President Barack Obama announced a major energy proposal during a visit to Argonne National Laboratory on Friday, March 15.
After touring lab facilities and speaking with researchers about work they do related to energy, the President held a news conference in which he revealed that his administration is calling on Congress to establish an Energy Security Trust. The proposed Trust, according to the White House Office of the Press Secretary, calls for investment in "breakthrough research that will make the technologies of the future cheaper and better – technologies that will protect American families from spikes in gas prices and allow us to run our cars and trucks on electricity or homegrown fuels."
Under the President's proposal, the U.S. would set aside $2 billion over 10 years to support research into a range of cost-effective technologies, such as advanced vehicles that run on electricity, homegrown biofuels, fuel cells, and domestically produced natural gas.
"After years of talking about it, we’re finally poised to take control of our energy future," he said. "We produce more oil than we have in 15 years. We import less oil than we have in 20 years. We’ve doubled the amount of renewable energy that we generate from sources like wind and solar – with tens of thousands of good jobs to show for it. We’re producing more natural gas than we ever have before – with hundreds of thousands of good jobs to show for it. We supported the first new nuclear power plant in America since the 1970s. And we’re sending less carbon pollution into the environment than we have in nearly 20 years."

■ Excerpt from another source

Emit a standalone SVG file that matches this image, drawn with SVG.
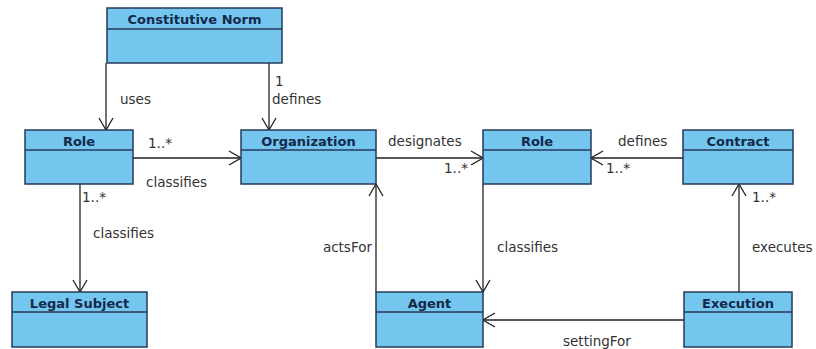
<svg xmlns="http://www.w3.org/2000/svg" width="816" height="349" viewBox="0 0 816 349">
<style>
.box{fill:#74C6EE;stroke:#243A5A;stroke-width:1.5}
.div{stroke:#243A5A;stroke-width:1.3}
.title{font-family:"DejaVu Sans",sans-serif;font-weight:bold;font-size:13px;fill:#13294B;text-anchor:middle}
.lbl{font-family:"DejaVu Sans",sans-serif;font-size:13.5px;fill:#333}
.ln{fill:none;stroke:#222;stroke-width:1.3}
</style>
<defs>
<marker id="open" viewBox="0 0 14 16" refX="13" refY="8" markerWidth="14" markerHeight="16" markerUnits="userSpaceOnUse" orient="auto">
<path d="M1,1 L13,8 L1,15" fill="none" stroke="#222" stroke-width="1.3"/>
</marker>
</defs>
<rect width="816" height="349" fill="#fff"/>
<g id="connectors">
<line class="ln" x1="106" y1="63" x2="106" y2="130" marker-end="url(#open)"/>
<line class="ln" x1="269" y1="63" x2="269" y2="130" marker-end="url(#open)"/>
<line class="ln" x1="133" y1="158" x2="241" y2="158" marker-end="url(#open)"/>
<line class="ln" x1="376" y1="158" x2="483" y2="158" marker-end="url(#open)"/>
<line class="ln" x1="683" y1="158" x2="591" y2="158" marker-end="url(#open)"/>
<line class="ln" x1="80" y1="184" x2="80" y2="292" marker-end="url(#open)"/>
<line class="ln" x1="376" y1="292" x2="376" y2="184" marker-end="url(#open)"/>
<line class="ln" x1="483" y1="184" x2="483" y2="292" marker-end="url(#open)"/>
<line class="ln" x1="739" y1="292" x2="739" y2="184" marker-end="url(#open)"/>
<line class="ln" x1="684" y1="320" x2="483" y2="320" marker-end="url(#open)"/>
<text class="lbl" x="120" y="104">uses</text>
<text class="lbl" x="275" y="86">1</text>
<text class="lbl" x="272" y="104">defines</text>
<text class="lbl" x="148" y="148">1..*</text>
<text class="lbl" x="146" y="187">classifies</text>
<text class="lbl" x="388" y="146">designates</text>
<text class="lbl" x="444" y="173">1..*</text>
<text class="lbl" x="618" y="146">defines</text>
<text class="lbl" x="606" y="173">1..*</text>
<text class="lbl" x="82" y="202">1..*</text>
<text class="lbl" x="93" y="238">classifies</text>
<text class="lbl" x="372" y="252" text-anchor="end">actsFor</text>
<text class="lbl" x="497" y="252">classifies</text>
<text class="lbl" x="752" y="202">1..*</text>
<text class="lbl" x="752" y="252">executes</text>
<text class="lbl" x="563" y="346">settingFor</text>
</g>
<g id="constitutive-norm">
<rect class="box" x="107" y="8" width="175" height="55"/>
<line class="div" x1="107" y1="29" x2="282" y2="29"/>
<text class="title" x="194.5" y="24">Constitutive Norm</text>
</g>
<g id="role-left">
<rect class="box" x="25" y="130" width="108" height="54"/>
<line class="div" x1="25" y1="150" x2="133" y2="150"/>
<text class="title" x="79" y="146">Role</text>
</g>
<g id="organization">
<rect class="box" x="241" y="130" width="135" height="54"/>
<line class="div" x1="241" y1="150" x2="376" y2="150"/>
<text class="title" x="308.5" y="146">Organization</text>
</g>
<g id="role-right">
<rect class="box" x="483" y="130" width="108" height="54"/>
<line class="div" x1="483" y1="150" x2="591" y2="150"/>
<text class="title" x="537" y="146">Role</text>
</g>
<g id="contract">
<rect class="box" x="683" y="130" width="110" height="54"/>
<line class="div" x1="683" y1="150" x2="793" y2="150"/>
<text class="title" x="738" y="146">Contract</text>
</g>
<g id="legal-subject">
<rect class="box" x="12" y="292" width="135" height="55"/>
<line class="div" x1="12" y1="312" x2="147" y2="312"/>
<text class="title" x="79.5" y="308">Legal Subject</text>
</g>
<g id="agent">
<rect class="box" x="376" y="292" width="107" height="55"/>
<line class="div" x1="376" y1="312" x2="483" y2="312"/>
<text class="title" x="429.5" y="308">Agent</text>
</g>
<g id="execution">
<rect class="box" x="684" y="292" width="108" height="55"/>
<line class="div" x1="684" y1="312" x2="792" y2="312"/>
<text class="title" x="738" y="308">Execution</text>
</g>
</svg>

The proposal is modeled after a plan submitted by a group of former military leaders and business executives who are committed to reducing U.S. oil dependence. The group, called Securing America's Future Energy, or SAFE, is headed by retired Marine Corps Gen. P.X. Kelley and FedEx Corp. Chairman and chief executive Frederick W. Smith.
"This is not a Democratic idea or a Republican idea," Obama said, "this is just a smart idea… We can do it."